Generating new investment boosts liquidity, reduces volatility, and leads to fair market value – all crucial to business success. But what’s the best approach to securing this investment when your entire region is undergoing a period of investor unease and the only companies seeing good liquidity and sell-side attention are the larger corporations?
This is the current situation in Latin America. A declining appetite for investment in listed companies due to political and economic instability has stagnated shareholder bases for several years.
‘The past three years have seen a decline in the economy coupled with difficulties in the capital markets, which means there has generally been no capital raising since the economic downturn began,’ says Nuno da Silva, head of Latin America at BNY Mellon. ‘Companies haven’t attempted them, and the market wouldn’t have been very receptive anyway.’
So what can Latin American companies do to get back on track? A proactive approach to targeting is vital, says Da Silva. ‘Some companies continually take a passive approach and rely exclusively on the sell side, thinking they are solely engaged by – and for – them,’ he points out. ‘The reality is, of course, that the sell-side has a business to run, and its business model will favor those opportunities that achieve profit.
‘By employing a strategic approach to identifying and meeting with compatible investors and using tactics such as detailed target analysis that successfully identifies any pools of investor capital not on the sell side’s matrix, Latin American companies can tap into real opportunities.’
Natura embarked upon its first targeting program in 2013 using Bloomberg data to develop a list of prospects based on criteria such as geography, ESG metrics, and previous investment decisions.
‘We ended up with a list of around 200 institutions that fitted our profiling, then gave ourselves two years to execute that list and make contact with fund managers,’ explains Fabio Cefaly, IRO at Natura. ‘The benefit for us was the opportunity to meet with investors that weren’t necessarily known to our brokers and the fact that we could develop our methodology for contacting them.’
And what was the success of the program? ‘We evaluated two different aspects of the targeting,’ says Cefaly. ‘The first was the execution of our original list of 200 institutions – the final figures for this showed that we visited around 75 percent of those managers. The second consideration was the conversion rate. This is more difficult to measure accurately as we never know who holds funds in our shareholder base. Still, we did see our shareholder base in Asia – one of the key geographical targets on our list – grow from less than 5 percent at the beginning to nearly 15 percent at the end of the two years.’
Despite Latin America’s recent troubles, corporate results from the last quarter show Brazil, Argentina, and Chile all doing well in the first half of 2016, a possible sign the region is starting to turn a corner. Some of it can be attributed to reform programs. ‘There has been a considerable amount of macroeconomic and regulatory reform in Argentina and Brazil, and these changes have been well received by investors, creating confidence in the market,’ says Da Silva. ‘We’re seeing investors start to return to the region on a selective basis – not in the numbers they once did, but not at insignificant levels, either.’

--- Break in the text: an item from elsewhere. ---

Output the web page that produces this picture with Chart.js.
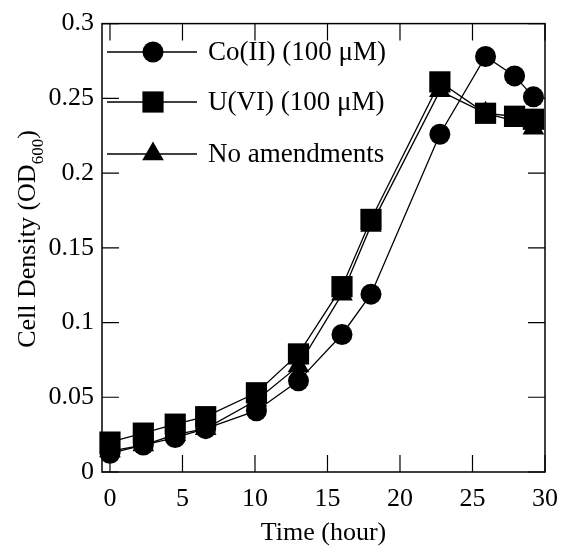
<!DOCTYPE html>
<html>
<head>
<meta charset="utf-8">
<script src="https://cdn.jsdelivr.net/npm/chart.js@4.4.1/dist/chart.umd.min.js"></script>
<style>
html,body{margin:0;padding:0;background:#fff;}
#c{display:block;}
</style>
</head>
<body>
<canvas id="c" width="570" height="549"></canvas>
<script>
// ---- data ----
const timeHours   = [0, 2.3, 4.5, 6.6, 10.1, 13.0, 16.0, 18.0, 22.75, 25.9, 27.9, 29.2];
const coValues    = [0.0125, 0.018, 0.023, 0.029, 0.041, 0.061, 0.092, 0.119, 0.226, 0.278, 0.265, 0.251];
const uValues     = [0.020, 0.026, 0.032, 0.037, 0.053, 0.079, 0.124, 0.169, 0.261, 0.240, 0.238, 0.236];
const noneValues  = [0.014, 0.018, 0.025, 0.029, 0.048, 0.071, 0.119, 0.165, 0.255, 0.240, 0.235, 0.230];
const seriesNames = ['Co(II) (100 \u03bcM)', 'U(VI) (100 \u03bcM)', 'No amendments'];
const xTickValues = [0, 5, 10, 15, 20, 25, 30];
const yTickValues = [0, 0.05, 0.1, 0.15, 0.2, 0.25, 0.3];
const yTickLabels = ['0', '0.05', '0.1', '0.15', '0.2', '0.25', '0.3'];
const xTitle = 'Time (hour)';
const yTitleMain = 'Cell Density (OD';
const yTitleSub = '600';
const yTitleEnd = ')';

const FONT = "'Liberation Serif','Times New Roman',serif";
const toXY = vals => timeHours.map((t, i) => ({x: t, y: vals[i]}));

function baseDs(label, vals, style, r, order) {
  return {
    label, data: toXY(vals), pointStyle: style, pointRadius: r, pointHoverRadius: r,
    borderColor: '#000', backgroundColor: '#000', pointBackgroundColor: '#000',
    pointBorderColor: '#000', pointBorderWidth: 0, borderWidth: 1.3,
    tension: 0, fill: false, clip: false, order
  };
}

function drawMarker(ctx, style, x, y) {
  ctx.beginPath();
  if (style === 'circle') {
    ctx.arc(x, y, 10.5, 0, Math.PI * 2);
  } else if (style === 'rect') {
    ctx.rect(x - 10.6, y - 10.6, 21.2, 21.2);
  } else {
    const r = 12.5;
    for (let k = 0; k < 3; k++) {
      const a = k * 2 * Math.PI / 3;
      const px = x + Math.sin(a) * r, py = y - Math.cos(a) * r;
      k ? ctx.lineTo(px, py) : ctx.moveTo(px, py);
    }
    ctx.closePath();
  }
  ctx.fill();
}

const framePlugin = {
  id: 'frame',
  beforeDatasetsDraw(chart) {
    const {ctx, chartArea: a, scales: {x, y}} = chart;
    ctx.save();
    ctx.strokeStyle = '#000';
    ctx.lineWidth = 1.5;
    ctx.strokeRect(a.left, a.top, a.right - a.left, a.bottom - a.top);
    ctx.lineWidth = 1.2;
    const L = 17;
    ctx.beginPath();
    xTickValues.forEach(v => {
      const px = x.getPixelForValue(v);
      ctx.moveTo(px, a.bottom); ctx.lineTo(px, a.bottom - L);
      ctx.moveTo(px, a.top); ctx.lineTo(px, a.top + L);
    });
    yTickValues.forEach(v => {
      const py = y.getPixelForValue(v);
      ctx.moveTo(a.left, py); ctx.lineTo(a.left + L, py);
      ctx.moveTo(a.right, py); ctx.lineTo(a.right - L, py);
    });
    ctx.stroke();
    ctx.restore();
  },
  afterDraw(chart) {
    const {ctx, chartArea: a} = chart;
    // legend inside plot, top-left
    const styles = ['circle', 'rect', 'triangle'];
    const rows = [52, 102, 154];
    ctx.save();
    ctx.fillStyle = '#000';
    ctx.strokeStyle = '#000';
    ctx.lineWidth = 1.3;
    for (let i = 0; i < 3; i++) {
      const yy = rows[i];
      ctx.beginPath();
      ctx.moveTo(a.left + 5, yy); ctx.lineTo(a.left + 95, yy);
      ctx.stroke();
      drawMarker(ctx, styles[i], a.left + 51, yy);
      ctx.font = '27px ' + FONT;
      ctx.textBaseline = 'middle';
      ctx.textAlign = 'left';
      ctx.fillText(seriesNames[i], a.left + 106, yy + 1);
    }
    // y axis title with subscript
    ctx.translate(35, 239);
    ctx.rotate(-Math.PI / 2);
    ctx.textBaseline = 'alphabetic';
    ctx.font = '26px ' + FONT;
    const w1 = ctx.measureText(yTitleMain).width;
    const w3 = ctx.measureText(yTitleEnd).width;
    ctx.font = '17px ' + FONT;
    const w2 = ctx.measureText(yTitleSub).width;
    let sx = -(w1 + w2 + w3) / 2;
    ctx.font = '26px ' + FONT;
    ctx.fillText(yTitleMain, sx, 0);
    ctx.font = '17px ' + FONT;
    ctx.fillText(yTitleSub, sx + w1, 8);
    ctx.font = '26px ' + FONT;
    ctx.fillText(yTitleEnd, sx + w1 + w2, 0);
    ctx.restore();
  }
};

new Chart(document.getElementById('c'), {
  type: 'line',
  data: {
    datasets: [
      baseDs(seriesNames[0], coValues, 'circle', 10.5, 1),
      baseDs(seriesNames[1], uValues, 'rect', 15, 0),
      baseDs(seriesNames[2], noneValues, 'triangle', 12.5, 2)
    ]
  },
  options: {
    responsive: false,
    animation: false,
    events: [],
    layout: {padding: {top: 21, right: 18, left: 0, bottom: 0}},
    plugins: {legend: {display: false}, tooltip: {enabled: false}},
    scales: {
      x: {
        type: 'linear', min: -0.55, max: 30,
        afterBuildTicks: s => { s.ticks = xTickValues.map(v => ({value: v})); },
        afterFit: s => { s.height = 77; },
        grid: {display: false, drawTicks: false},
        border: {display: false},
        ticks: {color: '#000', font: {family: FONT, size: 26}, padding: 12, maxRotation: 0, autoSkip: false},
        title: {display: true, text: xTitle, color: '#000', font: {family: FONT, size: 26}, padding: {top: 0, bottom: 0}}
      },
      y: {
        type: 'linear', min: 0, max: 0.3,
        afterBuildTicks: s => { s.ticks = yTickValues.map(v => ({value: v})); },
        afterFit: s => { s.width = 102; },
        grid: {display: false, drawTicks: false},
        border: {display: false},
        ticks: {color: '#000', font: {family: FONT, size: 26}, padding: 8, autoSkip: false,
          callback: v => yTickLabels[yTickValues.indexOf(v)]},
        title: {display: false}
      }
    }
  },
  plugins: [framePlugin]
});
</script>
</body>
</html>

Felipe Saraiva, IRO for Brazil-based Duratex, agrees that things are looking brighter but explains that the potential risk of further market problems has led to Duratex kick-starting its in-house investor targeting program.
‘We believe there is always more to be done at home, so we’re developing a new methodology to identify the profile of our investors and work on better communication practices should market interest fall again,’ he says. ‘For us, the main benefit of doing our investor targeting versus relying on brokers for support is to be closer to the investors – we can optimize the time of our meetings and tailor them to the topics that are more interesting for investors individually.